The real costs of adaptation will likely be two to three times greater than estimates made by the UN Framework Convention on Climate Change (UNFCCC), say Professor Martin Parry and colleagues in a report published by the International Institute for Environment and Development and the Grantham Institute for Climate Change at Imperial College London, UK.
The researchers warn that this underestimate of the cost of adaptation threatens to weaken the outcome of UNFCCC negotiations.
The UNFCCC has estimated annual global costs of adapting to climate change to be US$40–170 billion, or the cost of about three Olympic Games per year.

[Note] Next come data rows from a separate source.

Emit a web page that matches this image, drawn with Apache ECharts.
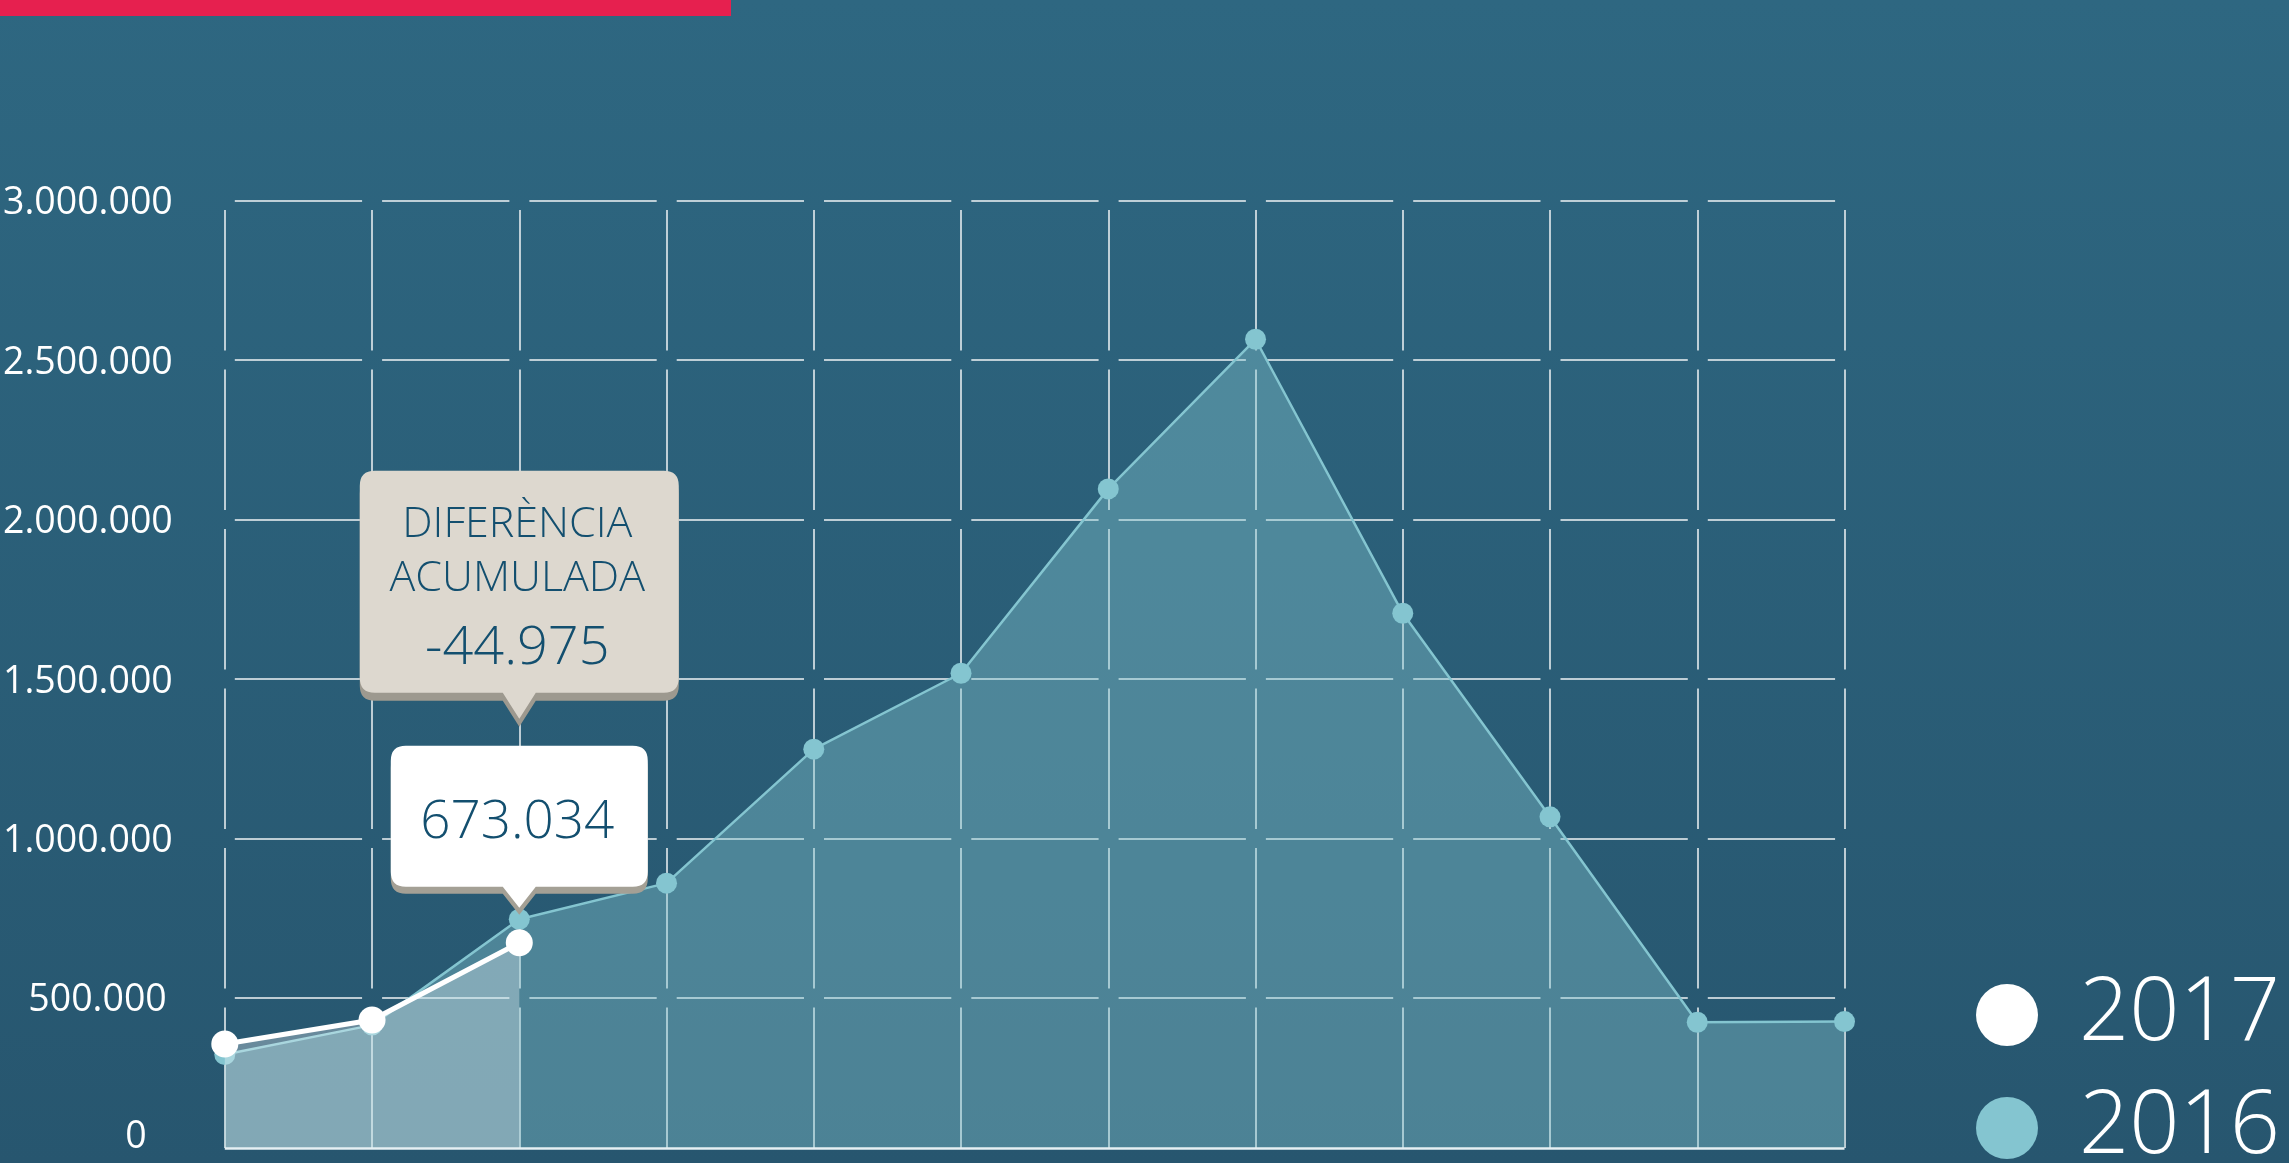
<!DOCTYPE html>
<html>
<head>
<meta charset="utf-8">
<script src="https://cdn.jsdelivr.net/npm/echarts@6/dist/echarts.min.js"></script>
<style>
html,body{margin:0;padding:0;width:2289px;height:1163px;overflow:hidden;background:linear-gradient(#2e6781,#27566f);}
#c{width:2289px;height:1163px;}
</style>
</head>
<body>
<div id="c"></div>
<script>
// ---- data ----
const MONTHS = ['Gen','Feb','Mar','Abr','Mai','Jun','Jul','Ago','Set','Oct','Nov','Des'];
const V2016 = [323000, 415000, 747000, 860000, 1280000, 1518000, 2096000, 2565000, 1706000, 1068000, 424000, 426000];
const V2017 = [356000, 431000, 673034];
const SERIES_NAMES = ['2017', '2016'];
const Y_MIN = 0, Y_MAX = 3000000, Y_STEP = 500000;
const DIFF_LABEL = ['DIFERÈNCIA', 'ACUMULADA'];
const DIFF_VALUE = -44975;
const BASELINE_VALUE = 30000;

function fmt(v){ return String(v).replace(/\B(?=(\d{3})+(?!\d))/g, '.'); }

const C2016 = '#84c5d0';
const C2017 = '#ffffff';
const TXT = '#134f6f';
const FONT = 'Open Sans';

const lastIdx = V2017.length - 1;
const lastVal = V2017[lastIdx];

const beigePath = 'path://M15,0 H304 Q319,0 319,15 V207 Q319,222 304,222 H176 L159.5,248 L143,222 H15 Q0,222 0,207 V15 Q0,0 15,0 Z';
const whitePath = 'path://M15,0 H242 Q257,0 257,15 V126 Q257,141 242,141 H145 L128.5,162 L112,141 H15 Q0,141 0,126 V15 Q0,0 15,0 Z';

const lbl = {color: '#fff', fontSize: 37.5, fontFamily: FONT};

const chart = echarts.init(document.getElementById('c'), null, {renderer:'canvas'});
chart.setOption({
  backgroundColor: 'transparent',
  animation: false,
  graphic: [{
    type: 'rect', left: 0, top: 0, z: 10,
    shape: {width: 731, height: 16},
    style: {fill: '#e6204f'}
  }],
  grid: {left: 222.5, right: 444.5, top: 200.5, bottom: 5.5, containLabel: false},
  legend: {
    data: SERIES_NAMES,
    orient: 'vertical',
    left: 1976, top: 971, height: 400,
    padding: 0,
    icon: 'circle',
    itemWidth: 62, itemHeight: 62, itemGap: 25,
    selectedMode: false,
    itemStyle: {borderWidth: 0},
    textStyle: {color: '#fff', fontSize: 88, fontWeight: 300, fontFamily: FONT, padding: [0,0,0,36]}
  },
  xAxis: {
    type: 'category', data: MONTHS, boundaryGap: false,
    axisLine: {show: false}, axisTick: {show: false}, axisLabel: {show: false},
    splitLine: {show: true, lineStyle: {color: 'rgba(255,255,255,0.92)', width: 1.5, type: [140.5, 19], dashOffset: 150}}
  },
  yAxis: {
    type: 'value', min: Y_MIN, max: Y_MAX, interval: Y_STEP,
    axisLine: {show: false}, axisTick: {show: false},
    axisLabel: {
      color: '#fff', fontSize: 37.5, fontFamily: FONT, margin: 52,
      formatter: function(v){
        if (v === 0) return '{z|' + fmt(v) + '}';
        if (v < 1000000) return '{h|' + fmt(v) + '}';
        return '{m|' + fmt(v) + '}';
      },
      rich: {
        m: Object.assign({padding: [6, 0, 0, 0]}, lbl),
        h: Object.assign({padding: [4, 6, 0, 0]}, lbl),
        z: Object.assign({padding: [0, 26, 40, 0]}, lbl)
      }
    },
    splitLine: {show: true, showMinLine: false, lineStyle: {color: 'rgba(255,255,255,0.92)', width: 1.5, type: [127.3, 20], dashOffset: 137.3}}
  },
  series: [
    {
      name: '2016', type: 'line', data: V2016,
      symbol: 'circle', symbolSize: 21, showSymbol: true,
      itemStyle: {color: C2016, borderWidth: 0},
      lineStyle: {color: C2016, width: 2.5},
      areaStyle: {color: 'rgba(132,197,208,0.4)', opacity: 1, origin: BASELINE_VALUE},
      emphasis: {disabled: true},
      z: 2,
      markLine: {
        silent: true, symbol: 'none', animation: false,
        label: {show: false},
        lineStyle: {color: '#e6f0f3', width: 2.5, type: 'solid'},
        emphasis: {disabled: true},
        data: [{yAxis: BASELINE_VALUE}]
      }
    },
    {
      name: '2017', type: 'line', data: V2017,
      symbol: 'circle', symbolSize: 27, showSymbol: true,
      itemStyle: {color: C2017, borderWidth: 0},
      lineStyle: {color: C2017, width: 5},
      areaStyle: {color: 'rgba(255,255,255,0.3)', opacity: 1, origin: BASELINE_VALUE},
      emphasis: {disabled: true},
      z: 3,
      markPoint: {
        silent: true, animation: false,
        emphasis: {disabled: true},
        data: [
          {
            coord: [lastIdx, lastVal],
            symbol: beigePath, symbolSize: [319, 248], symbolOffset: [0, -348],
            itemStyle: {color: '#ddd8cf', shadowColor: '#9d998f', shadowOffsetY: 8, shadowBlur: 0},
            label: {
              show: true, position: 'inside', offset: [-2, -1],
              formatter: '{a|' + DIFF_LABEL[0] + '}\n{a|' + DIFF_LABEL[1] + '}\n{b|' + fmt(DIFF_VALUE) + '}',
              rich: {
                a: {color: TXT, fontSize: 43, fontWeight: 300, fontFamily: FONT, lineHeight: 54.5, align: 'center'},
                b: {color: TXT, fontSize: 54, fontWeight: 300, fontFamily: FONT, lineHeight: 84.5, align: 'center'}
              }
            }
          },
          {
            coord: [lastIdx, lastVal],
            symbol: whitePath, symbolSize: [257, 162], symbolOffset: [0, -116],
            itemStyle: {color: '#ffffff', shadowColor: '#a4a095', shadowOffsetY: 7, shadowBlur: 0},
            label: {
              show: true, position: 'inside', offset: [-2, -4],
              formatter: fmt(lastVal),
              color: TXT, fontSize: 53, fontWeight: 300, fontFamily: FONT,
              textBorderWidth: 0
            }
          }
        ]
      }
    }
  ]
});
</script>
</body>
</html>
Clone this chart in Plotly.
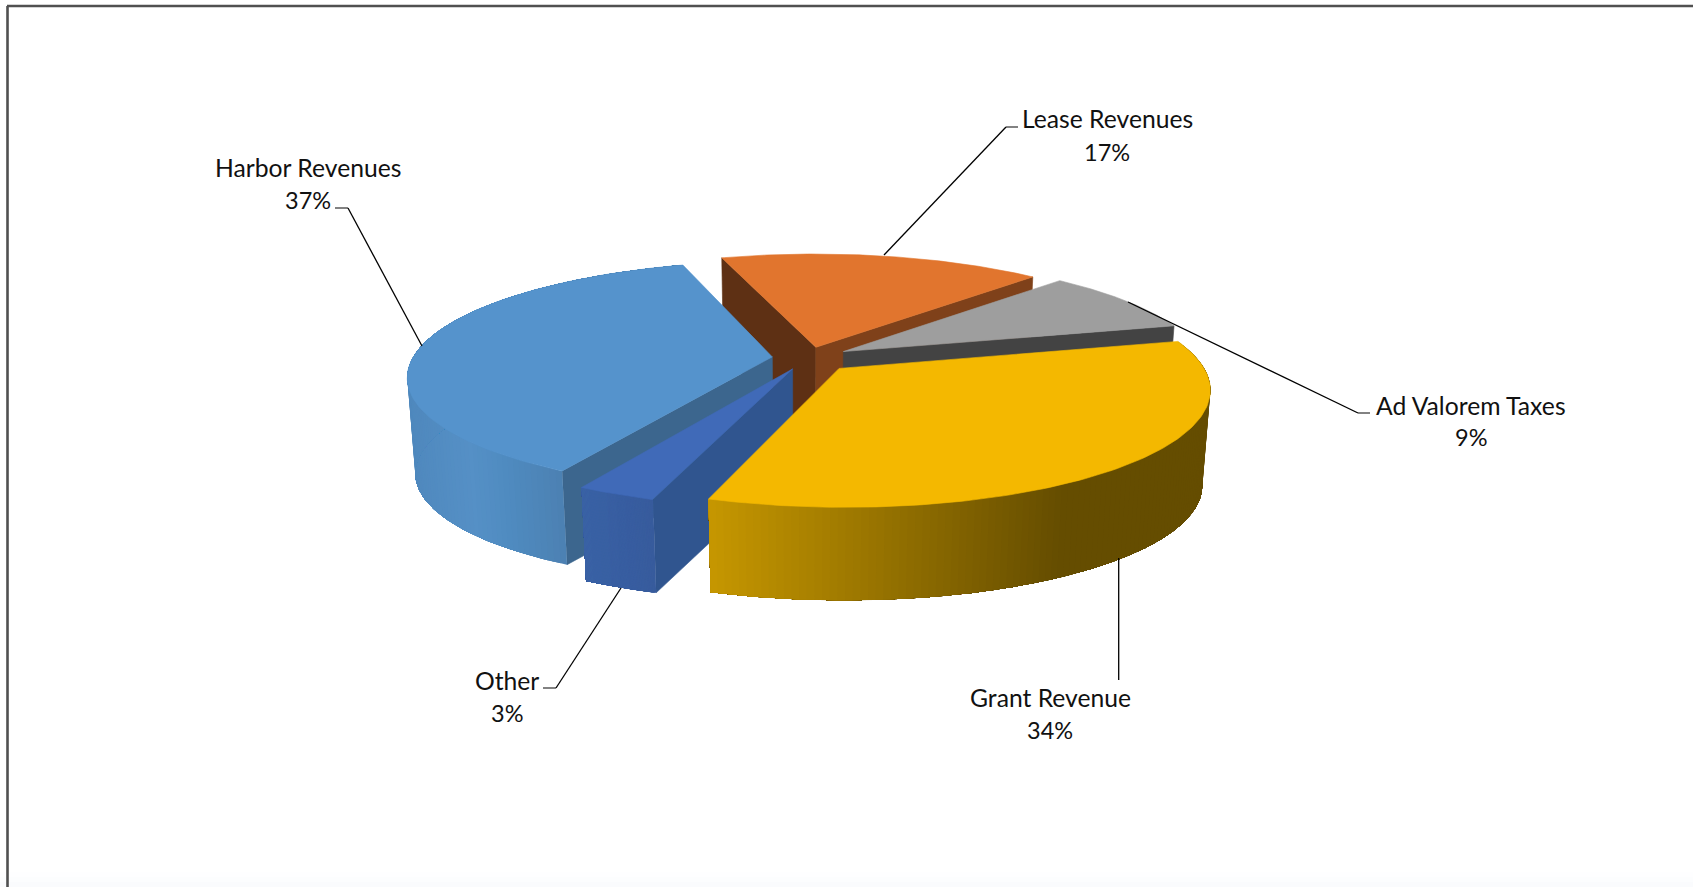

But the report’s authors warn that these estimates were produced too quickly and did not include key sectors such as energy, manufacturing, retailing, mining, tourism and ecosystems.
The new report’s key findings include:
Water: The UNFCCC estimate excluded costs of adapting to floods and assumed no costs for transferring water within nations from areas of surplus to areas of deficit.
Health: The UNFCCC estimate excluded developed nations, and assessed only malaria, diarrhoea and malnutrition – perhaps only 30–50% of the global total disease burden.
Coastal zones: Costs associated with increased storm intensity and sea-level rise could be about three times greater than predicted by the UNFCCC.
The new report was reviewed by seven of the world’s foremost adaptation scientists, including the lead authors of the original UNFCCC study.